* Aim
Leave the pictures out and quote every line from the start of the listing to the line with "y_ticks = [1, 2, 3, 4, 5, 6, 7, 8]", inclusive.

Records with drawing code
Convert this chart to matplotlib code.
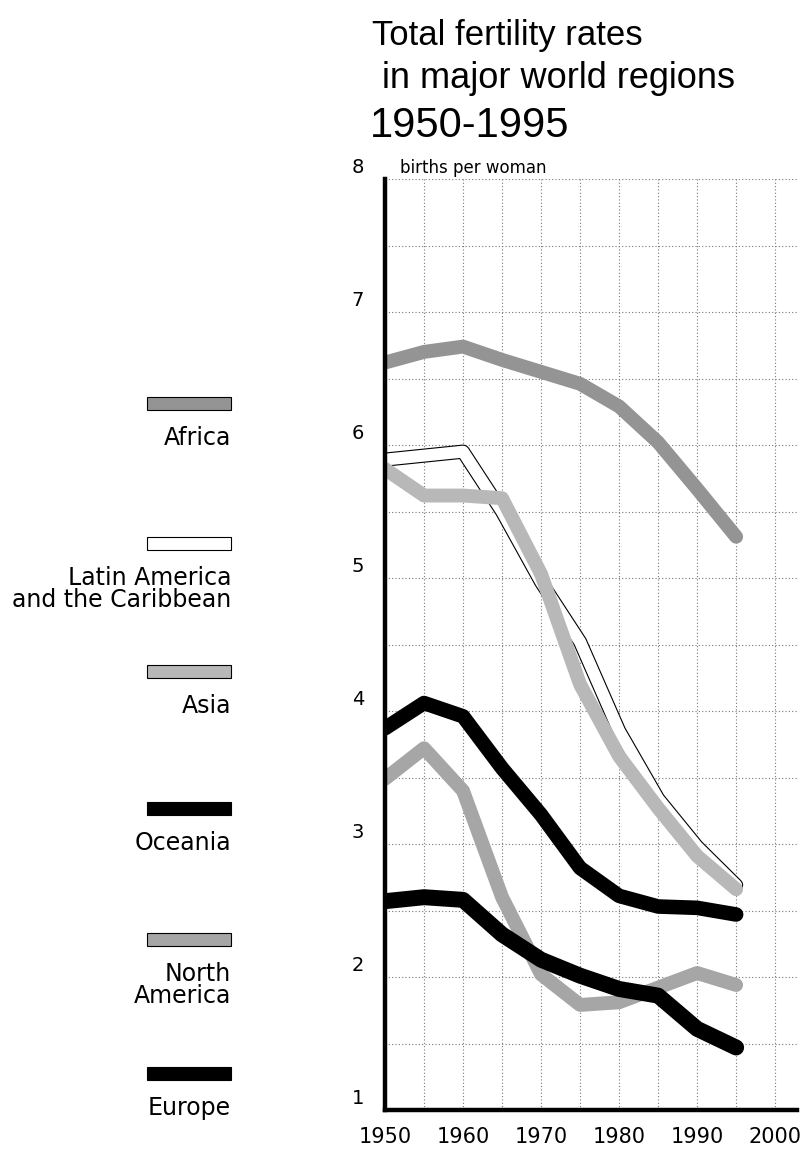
import numpy as np
import matplotlib.pyplot as plt
from matplotlib.patches import Rectangle

plt.rcParams['font.family'] = ['DejaVu Sans']

# data, births per woman
years = [1950, 1955, 1960, 1965, 1970, 1975, 1980, 1985, 1990, 1995]
africa = [6.62, 6.70, 6.74, 6.64, 6.55, 6.46, 6.29, 6.02, 5.67, 5.31]
latin_america = [5.89, 5.92, 5.95, 5.50, 4.97, 4.52, 3.85, 3.34, 2.98, 2.69]
asia = [5.82, 5.62, 5.62, 5.60, 5.03, 4.20, 3.66, 3.27, 2.91, 2.66]
oceania = [3.87, 4.06, 3.96, 3.57, 3.22, 2.82, 2.61, 2.53, 2.52, 2.47]
north_america = [3.49, 3.72, 3.40, 2.60, 2.02, 1.79, 1.81, 1.92, 2.03, 1.94]
europe = [2.57, 2.60, 2.58, 2.32, 2.13, 2.01, 1.91, 1.86, 1.61, 1.47]

x_ticks = [1950, 1960, 1970, 1980, 1990, 2000]
y_ticks = [1, 2, 3, 4, 5, 6, 7, 8]

W, H = 807, 1152
fig = plt.figure(figsize=(W / 100, H / 100), dpi=100)
fig.patch.set_facecolor('white')

# main chart, placed by pixel positions of the reference
left, right, top, bottom = 385, 797, 179, 1110
ax = fig.add_axes([left / W, 1 - bottom / H, (right - left) / W, (bottom - top) / H])
ax.set_xlim(1950, 2002.8)
ax.set_ylim(1, 8)

# dotted background grid
for gx in np.arange(1955, 2001, 5):
    ax.axvline(gx, color='#777777', lw=0.8, ls=(0, (1, 2)), zorder=0)
for gy in np.arange(1.5, 8.01, 0.5):
    ax.axhline(gy, color='#777777', lw=0.8, ls=(0, (1, 2)), zorder=0)

kw = dict(solid_capstyle='round', solid_joinstyle='round')
ax.plot(years, africa, color='#949494', lw=10, zorder=2, **kw)
ax.plot(years, latin_america, color='black', lw=10.2, zorder=3, **kw)
ax.plot(years, latin_america, color='white', lw=8.6, zorder=3.1, **kw)
ax.plot(years, asia, color='#b8b8b8', lw=10, zorder=4, **kw)
ax.plot(years, oceania, color='black', lw=10.5, zorder=5, **kw)
ax.plot(years, north_america, color='#a6a6a6', lw=10, zorder=6, **kw)
ax.plot(years, europe, color='black', lw=11.5, zorder=7, **kw)

for s in ['top', 'right']:
    ax.spines[s].set_visible(False)
ax.spines['left'].set_linewidth(3.2)
ax.spines['bottom'].set_linewidth(3.2)
ax.spines['left'].set_zorder(10)
ax.spines['bottom'].set_zorder(10)

ax.set_xticks(x_ticks)
ax.set_xticklabels([str(t) for t in x_ticks], fontsize=15)
ax.tick_params(axis='x', length=0, pad=12)
ax.set_yticks([])

for v in y_ticks:
    ax.annotate(str(v), xy=(0, v), xycoords=('axes fraction', 'data'),
                xytext=(-19.5, 8.5), textcoords='offset points',
                ha='center', va='center', fontsize=14)
ax.annotate('births per woman', xy=(0, 8), xycoords=('axes fraction', 'data'),
            xytext=(11, 4.3), textcoords='offset points',
            ha='left', va='baseline', fontsize=12)

# title and legend on an overlay in pixel units
ov = fig.add_axes([0, 0, 1, 1], zorder=-1)
ov.set_xlim(0, W)
ov.set_ylim(H, 0)
ov.axis('off')

title_font = ['Liberation Sans', 'DejaVu Sans']
ov.text(372, 45, 'Total fertility rates', fontsize=25, ha='left', va='baseline',
        family=title_font)
ov.text(372, 88, ' in major world regions', fontsize=26, ha='left', va='baseline',
        family=title_font)
ov.text(370, 137, '1950-1995', fontsize=30, ha='left', va='baseline',
        family=title_font)

legend_names = ['Africa', 'Latin America\nand the Caribbean', 'Asia',
                'Oceania', 'North\nAmerica', 'Europe']
legend_colors = ['#949494', 'white', '#b8b8b8', 'black', '#a6a6a6', 'black']
swatch_y = [403, 543, 671, 808, 939, 1073]
sw_left, sw_right, sw_h = 147, 231, 13
for name, col, sy in zip(legend_names, legend_colors, swatch_y):
    ov.add_patch(Rectangle((sw_left, sy - sw_h / 2), sw_right - sw_left, sw_h,
                           facecolor=col, edgecolor='black', lw=0.8))
    ov.text(sw_right, sy + 23, name, fontsize=17, ha='right', va='top',
            linespacing=0.92)

fig.savefig('out.png', dpi=100)
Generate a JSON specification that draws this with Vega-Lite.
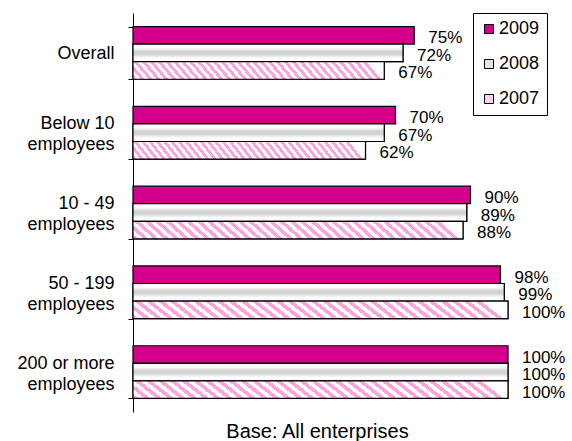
{
  "$schema": "https://vega.github.io/schema/vega-lite/v6.json",
  "width": 375,
  "height": 399,
  "autosize": {"type": "none"},
  "padding": {"left": 133, "top": 13, "right": 64, "bottom": 29},
  "background": "white",
  "config": {"view": {"stroke": null}, "font": "Liberation Sans"},
  "data": {
    "values": [
      {"category": "Overall", "year": "2009", "value": 0.75},
      {"category": "Overall", "year": "2008", "value": 0.72},
      {"category": "Overall", "year": "2007", "value": 0.67},
      {"category": "Below 10 employees", "year": "2009", "value": 0.70},
      {"category": "Below 10 employees", "year": "2008", "value": 0.67},
      {"category": "Below 10 employees", "year": "2007", "value": 0.62},
      {"category": "10 - 49 employees", "year": "2009", "value": 0.90},
      {"category": "10 - 49 employees", "year": "2008", "value": 0.89},
      {"category": "10 - 49 employees", "year": "2007", "value": 0.88},
      {"category": "50 - 199 employees", "year": "2009", "value": 0.98},
      {"category": "50 - 199 employees", "year": "2008", "value": 0.99},
      {"category": "50 - 199 employees", "year": "2007", "value": 1.00},
      {"category": "200 or more employees", "year": "2009", "value": 1.00},
      {"category": "200 or more employees", "year": "2008", "value": 1.00},
      {"category": "200 or more employees", "year": "2007", "value": 1.00}
    ]
  },
  "encoding": {
    "y": {
      "field": "category", "type": "nominal", "sort": null,
      "scale": {"paddingInner": 0.34, "paddingOuter": 0.17},
      "axis": {
        "title": null,
        "domainColor": "black", "domainWidth": 1,
        "tickColor": "black", "tickSize": 5, "tickBand": "extent",
        "labelFontSize": 18, "labelFont": "Liberation Sans", "labelColor": "black",
        "labelLineHeight": 21, "labelPadding": 14, "labelAlign": "right", "labelBaseline": "middle",
        "labelOffset": {"condition": {"test": "datum.label == 'Overall'", "value": 1}, "value": -9},
        "labelExpr": "indexof(datum.label, ' employees') > 0 ? [substring(datum.label, 0, indexof(datum.label, ' employees')), 'employees'] : datum.label"
      }
    },
    "yOffset": {"field": "year", "type": "nominal", "scale": {"domain": ["2009", "2008", "2007"], "paddingInner": 0, "paddingOuter": 0}},
    "x": {
      "field": "value", "type": "quantitative",
      "scale": {"domain": [0, 1], "nice": false},
      "axis": {
        "labels": false, "ticks": false, "domain": false, "grid": false,
        "title": "Base: All enterprises", "titleFontSize": 20, "titleFontWeight": "normal",
        "titleFont": "Liberation Sans", "titleColor": "black",
        "titleX": 184, "titleY": 25, "titleBaseline": "alphabetic", "titleAlign": "center", "titleAnchor": "start"
      }
    }
  },
  "layer": [
    {
      "mark": {"type": "bar", "stroke": "black", "strokeWidth": 1.2, "opacity": 1},
      "encoding": {
        "color": {
          "field": "year", "type": "nominal",
          "scale": {"domain": ["2009", "2008", "2007"], "range": ["#d4008c", "#e4e4e4", "#fcd3ee"]},
          "legend": {
            "orient": "none", "legendX": 340, "legendY": 0, "title": null,
            "strokeColor": "black", "fillColor": "white", "padding": 7, "rowPadding": 17,
            "symbolType": "square", "symbolSize": 81, "symbolStrokeColor": "black", "symbolStrokeWidth": 1, "symbolOpacity": 1,
            "labelFontSize": 18, "labelFont": "Liberation Sans", "labelOffset": 1, "labelColor": "black"
          }
        }
      }
    },
    {
      "transform": [{"filter": "datum.year == '2008'"}],
      "mark": {
        "type": "bar", "stroke": "black", "strokeWidth": 1.2,
        "fill": {
          "gradient": "linear", "x1": 0, "y1": 0, "x2": 0, "y2": 1,
          "stops": [
            {"offset": 0, "color": "#ffffff"},
            {"offset": 0.2, "color": "#ffffff"},
            {"offset": 0.42, "color": "#d4d4d4"},
            {"offset": 0.58, "color": "#d4d4d4"},
            {"offset": 0.8, "color": "#ffffff"},
            {"offset": 1, "color": "#ffffff"}
          ]
        }
      }
    },
    {
      "transform": [{"filter": "datum.year == '2007'"}],
      "mark": {
        "type": "bar", "stroke": "black", "strokeWidth": 1.2,
        "fill": {
          "gradient": "linear", "x1": 0, "y1": 1, "x2": 1, "y2": 0.94,
          "stops": [
            {"offset": 0, "color": "#ffa3dd"}, {"offset": 0.015625, "color": "#ffa3dd"}, {"offset": 0.015625, "color": "#ffffff"}, {"offset": 0.03125, "color": "#ffffff"},
            {"offset": 0.03125, "color": "#ffa3dd"}, {"offset": 0.046875, "color": "#ffa3dd"}, {"offset": 0.046875, "color": "#ffffff"}, {"offset": 0.0625, "color": "#ffffff"},
            {"offset": 0.0625, "color": "#ffa3dd"}, {"offset": 0.078125, "color": "#ffa3dd"}, {"offset": 0.078125, "color": "#ffffff"}, {"offset": 0.09375, "color": "#ffffff"},
            {"offset": 0.09375, "color": "#ffa3dd"}, {"offset": 0.109375, "color": "#ffa3dd"}, {"offset": 0.109375, "color": "#ffffff"}, {"offset": 0.125, "color": "#ffffff"},
            {"offset": 0.125, "color": "#ffa3dd"}, {"offset": 0.140625, "color": "#ffa3dd"}, {"offset": 0.140625, "color": "#ffffff"}, {"offset": 0.15625, "color": "#ffffff"},
            {"offset": 0.15625, "color": "#ffa3dd"}, {"offset": 0.171875, "color": "#ffa3dd"}, {"offset": 0.171875, "color": "#ffffff"}, {"offset": 0.1875, "color": "#ffffff"},
            {"offset": 0.1875, "color": "#ffa3dd"}, {"offset": 0.203125, "color": "#ffa3dd"}, {"offset": 0.203125, "color": "#ffffff"}, {"offset": 0.21875, "color": "#ffffff"},
            {"offset": 0.21875, "color": "#ffa3dd"}, {"offset": 0.234375, "color": "#ffa3dd"}, {"offset": 0.234375, "color": "#ffffff"}, {"offset": 0.25, "color": "#ffffff"},
            {"offset": 0.25, "color": "#ffa3dd"}, {"offset": 0.265625, "color": "#ffa3dd"}, {"offset": 0.265625, "color": "#ffffff"}, {"offset": 0.28125, "color": "#ffffff"},
            {"offset": 0.28125, "color": "#ffa3dd"}, {"offset": 0.296875, "color": "#ffa3dd"}, {"offset": 0.296875, "color": "#ffffff"}, {"offset": 0.3125, "color": "#ffffff"},
            {"offset": 0.3125, "color": "#ffa3dd"}, {"offset": 0.328125, "color": "#ffa3dd"}, {"offset": 0.328125, "color": "#ffffff"}, {"offset": 0.34375, "color": "#ffffff"},
            {"offset": 0.34375, "color": "#ffa3dd"}, {"offset": 0.359375, "color": "#ffa3dd"}, {"offset": 0.359375, "color": "#ffffff"}, {"offset": 0.375, "color": "#ffffff"},
            {"offset": 0.375, "color": "#ffa3dd"}, {"offset": 0.390625, "color": "#ffa3dd"}, {"offset": 0.390625, "color": "#ffffff"}, {"offset": 0.40625, "color": "#ffffff"},
            {"offset": 0.40625, "color": "#ffa3dd"}, {"offset": 0.421875, "color": "#ffa3dd"}, {"offset": 0.421875, "color": "#ffffff"}, {"offset": 0.4375, "color": "#ffffff"},
            {"offset": 0.4375, "color": "#ffa3dd"}, {"offset": 0.453125, "color": "#ffa3dd"}, {"offset": 0.453125, "color": "#ffffff"}, {"offset": 0.46875, "color": "#ffffff"},
            {"offset": 0.46875, "color": "#ffa3dd"}, {"offset": 0.484375, "color": "#ffa3dd"}, {"offset": 0.484375, "color": "#ffffff"}, {"offset": 0.5, "color": "#ffffff"},
            {"offset": 0.5, "color": "#ffa3dd"}, {"offset": 0.515625, "color": "#ffa3dd"}, {"offset": 0.515625, "color": "#ffffff"}, {"offset": 0.53125, "color": "#ffffff"},
            {"offset": 0.53125, "color": "#ffa3dd"}, {"offset": 0.546875, "color": "#ffa3dd"}, {"offset": 0.546875, "color": "#ffffff"}, {"offset": 0.5625, "color": "#ffffff"},
            {"offset": 0.5625, "color": "#ffa3dd"}, {"offset": 0.578125, "color": "#ffa3dd"}, {"offset": 0.578125, "color": "#ffffff"}, {"offset": 0.59375, "color": "#ffffff"},
            {"offset": 0.59375, "color": "#ffa3dd"}, {"offset": 0.609375, "color": "#ffa3dd"}, {"offset": 0.609375, "color": "#ffffff"}, {"offset": 0.625, "color": "#ffffff"},
            {"offset": 0.625, "color": "#ffa3dd"}, {"offset": 0.640625, "color": "#ffa3dd"}, {"offset": 0.640625, "color": "#ffffff"}, {"offset": 0.65625, "color": "#ffffff"},
            {"offset": 0.65625, "color": "#ffa3dd"}, {"offset": 0.671875, "color": "#ffa3dd"}, {"offset": 0.671875, "color": "#ffffff"}, {"offset": 0.6875, "color": "#ffffff"},
            {"offset": 0.6875, "color": "#ffa3dd"}, {"offset": 0.703125, "color": "#ffa3dd"}, {"offset": 0.703125, "color": "#ffffff"}, {"offset": 0.71875, "color": "#ffffff"},
            {"offset": 0.71875, "color": "#ffa3dd"}, {"offset": 0.734375, "color": "#ffa3dd"}, {"offset": 0.734375, "color": "#ffffff"}, {"offset": 0.75, "color": "#ffffff"},
            {"offset": 0.75, "color": "#ffa3dd"}, {"offset": 0.765625, "color": "#ffa3dd"}, {"offset": 0.765625, "color": "#ffffff"}, {"offset": 0.78125, "color": "#ffffff"},
            {"offset": 0.78125, "color": "#ffa3dd"}, {"offset": 0.796875, "color": "#ffa3dd"}, {"offset": 0.796875, "color": "#ffffff"}, {"offset": 0.8125, "color": "#ffffff"},
            {"offset": 0.8125, "color": "#ffa3dd"}, {"offset": 0.828125, "color": "#ffa3dd"}, {"offset": 0.828125, "color": "#ffffff"}, {"offset": 0.84375, "color": "#ffffff"},
            {"offset": 0.84375, "color": "#ffa3dd"}, {"offset": 0.859375, "color": "#ffa3dd"}, {"offset": 0.859375, "color": "#ffffff"}, {"offset": 0.875, "color": "#ffffff"},
            {"offset": 0.875, "color": "#ffa3dd"}, {"offset": 0.890625, "color": "#ffa3dd"}, {"offset": 0.890625, "color": "#ffffff"}, {"offset": 0.90625, "color": "#ffffff"},
            {"offset": 0.90625, "color": "#ffa3dd"}, {"offset": 0.921875, "color": "#ffa3dd"}, {"offset": 0.921875, "color": "#ffffff"}, {"offset": 0.9375, "color": "#ffffff"},
            {"offset": 0.9375, "color": "#ffa3dd"}, {"offset": 0.953125, "color": "#ffa3dd"}, {"offset": 0.953125, "color": "#ffffff"}, {"offset": 0.96875, "color": "#ffffff"},
            {"offset": 0.96875, "color": "#ffa3dd"}, {"offset": 0.984375, "color": "#ffa3dd"}, {"offset": 0.984375, "color": "#ffffff"}, {"offset": 1, "color": "#ffffff"}
          ]
        }
      }
    },
    {
      "mark": {"type": "text", "align": "left", "baseline": "middle", "dx": 14, "dy": 3, "fontSize": 17, "font": "Liberation Sans", "color": "black"},
      "encoding": {
        "text": {"field": "value", "type": "quantitative", "format": ".0%"}
      }
    }
  ]
}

* Result for this exercise
Convert this chart to matplotlib code.
import numpy as np
import matplotlib.pyplot as plt
from matplotlib.patches import Rectangle

plt.rcParams['font.family'] = ['DejaVu Sans']

# data, births per woman
years = [1950, 1955, 1960, 1965, 1970, 1975, 1980, 1985, 1990, 1995]
africa = [6.62, 6.70, 6.74, 6.64, 6.55, 6.46, 6.29, 6.02, 5.67, 5.31]
latin_america = [5.89, 5.92, 5.95, 5.50, 4.97, 4.52, 3.85, 3.34, 2.98, 2.69]
asia = [5.82, 5.62, 5.62, 5.60, 5.03, 4.20, 3.66, 3.27, 2.91, 2.66]
oceania = [3.87, 4.06, 3.96, 3.57, 3.22, 2.82, 2.61, 2.53, 2.52, 2.47]
north_america = [3.49, 3.72, 3.40, 2.60, 2.02, 1.79, 1.81, 1.92, 2.03, 1.94]
europe = [2.57, 2.60, 2.58, 2.32, 2.13, 2.01, 1.91, 1.86, 1.61, 1.47]

x_ticks = [1950, 1960, 1970, 1980, 1990, 2000]
y_ticks = [1, 2, 3, 4, 5, 6, 7, 8]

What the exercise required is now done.